E nem cheguei na garota de 16 anos que é forçada por um cara a ficar com ele e fica confusa e namora com ele por dois anos. Ou na professora do ensino médio que fica sentada com um aluno olhando um professor passando a mão nos peitos de uma colega. São cenas desagradáveis que ficam piores por serem jogadas fora de contexto, sem resolução, sem explicação e sem julgamento.

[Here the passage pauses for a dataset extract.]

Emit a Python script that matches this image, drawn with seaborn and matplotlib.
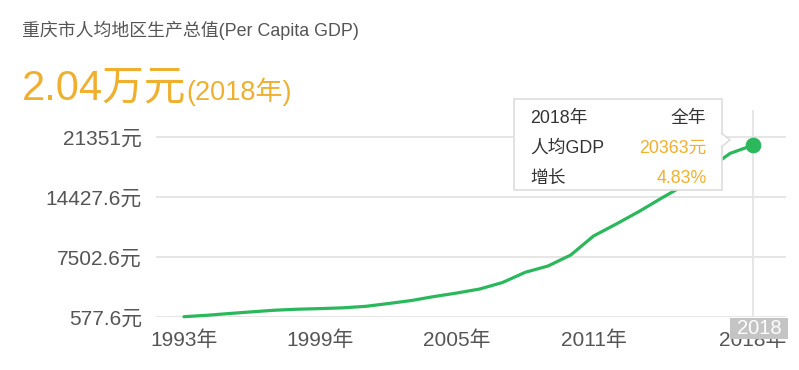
import matplotlib
matplotlib.use("Agg")
import matplotlib.pyplot as plt
from matplotlib.patches import Rectangle, Polygon
import seaborn as sns

# 数据
years = list(range(1993, 2019))
gdp = [578, 740, 947, 1143, 1328, 1443, 1512, 1604, 1778, 2101,
       2447, 2909, 3313, 3774, 4524, 5702, 6429, 7699, 9891, 11276,
       12719, 14277, 15778, 17508, 19425, 20363]
growth_2018 = 4.83
y_ticks = [577.6, 7502.6, 14427.6, 21351]
y_tick_labels = ["577.6元", "7502.6元", "14427.6元", "21351元"]
x_ticks = [1993, 1999, 2005, 2011, 2018]
x_tick_labels = [f"{y}年" for y in x_ticks]

W, H = 799, 370
GREEN = "#2bb85c"
ORANGE = "#efb030"
GREY_TXT = "#555555"
GRID = "#e4e4e4"


def px(x, y):
    """像素坐标 -> figure 坐标"""
    return x / W, 1 - y / H


sns.set_theme(style="white")
plt.rcParams["font.family"] = ["Liberation Sans", "Noto Sans CJK SC", "DejaVu Sans"]

fig = plt.figure(figsize=(W / 100, H / 100), dpi=100)
ax = fig.add_axes([156 / W, 1 - 316.7 / H, 630 / W, (316.7 - 110) / H])

sns.lineplot(x=years, y=gdp, color=GREEN, linewidth=2.3, ax=ax, clip_on=False)
sns.scatterplot(x=years[-1:], y=gdp[-1:], color=GREEN, s=110, edgecolor=GREEN,
                ax=ax, zorder=5, clip_on=False)

ax.set_xlim(1991.77, 2019.46)
ax.set_ylim(577.6, 24433)
ax.set_yticks(y_ticks)
ax.set_yticklabels(y_tick_labels)
ax.set_xticks(x_ticks)
ax.set_xticklabels(x_tick_labels)
ax.tick_params(axis="y", length=0, pad=10, labelsize=15, labelcolor=GREY_TXT)
ax.tick_params(axis="x", length=0, pad=10, labelsize=15, labelcolor=GREY_TXT)
ax.yaxis.grid(True, color=GRID, linewidth=1.3)
ax.xaxis.grid(False)
ax.set_axisbelow(True)
for s in ax.spines.values():
    s.set_visible(False)
ax.axvline(years[-1], color=GRID, linewidth=1.3, zorder=0)
ax.set_xlabel("")
ax.set_ylabel("")

# 标题
fig.text(*px(22, 36), "重庆市人均地区生产总值(Per Capita GDP)", fontsize=12.9,
         color=GREY_TXT, va="baseline", ha="left")
big = fig.text(*px(22, 99.5), f"{gdp[-1] / 10000:.2f}万元", fontsize=30,
               color=ORANGE, va="baseline", ha="left")
fig.canvas.draw()
bb = big.get_window_extent(renderer=fig.canvas.get_renderer())
fig.text(bb.x1 / W, 1 - 99.5 / H, f"({years[-1]}年)", fontsize=19.5,
         color=ORANGE, va="baseline", ha="left")

# 提示框
x0, y0, x1, y1 = 514, 99, 722, 190
fig.patches.append(Rectangle(px(x0, y1), (x1 - x0) / W, (y1 - y0) / H,
                             transform=fig.transFigure, facecolor="white",
                             edgecolor="#dddddd", linewidth=1.2, zorder=10))
fig.patches.append(Polygon([px(x1 - 0.8, 133), px(730, 140), px(x1 - 0.8, 147)],
                           closed=False, transform=fig.transFigure,
                           facecolor="white", edgecolor="#dddddd",
                           linewidth=1.2, zorder=11))
rows = [(f"{years[-1]}年", "全年", "#333333"),
        ("人均GDP", f"{gdp[-1]}元", ORANGE),
        ("增长", f"{growth_2018:.2f}%", ORANGE)]
for i, (left, right, rc) in enumerate(rows):
    yb = 122.5 + i * 30.2
    fig.text(*px(530, yb), left, fontsize=12.8, color="#333333",
             va="baseline", ha="left", zorder=12)
    fig.text(*px(706.5, yb), right, fontsize=12.8, color=rc,
             va="baseline", ha="right", zorder=12)

# 右下角年份标签（与参考图一样压在最后一个刻度标签上）
fig.patches.append(Rectangle(px(730, 339), 58 / W, 21 / H,
                             transform=fig.transFigure, facecolor="#c4c4c4",
                             edgecolor="none", zorder=10))
fig.text(*px(759, 329), str(years[-1]), fontsize=14.5, color="white",
         va="center", ha="center", zorder=12)

fig.savefig("out.png", dpi=100)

Se o livro tivesse personagens que tivessem sido afetadas pelos livros da Austen; se o livro tivesse uma narrativa mais linear; se o livro tivesse mais espaço para o dito clube do livro do título: eu certamente teria gostado mais do que li. Do jeito que ficou, achei abaixo do esperado, abaixo do filme, muito abaixo de Austen e com várias passagens problemáticas.

The Jane Austen Book Club (2004) de Karen Joy Fowler.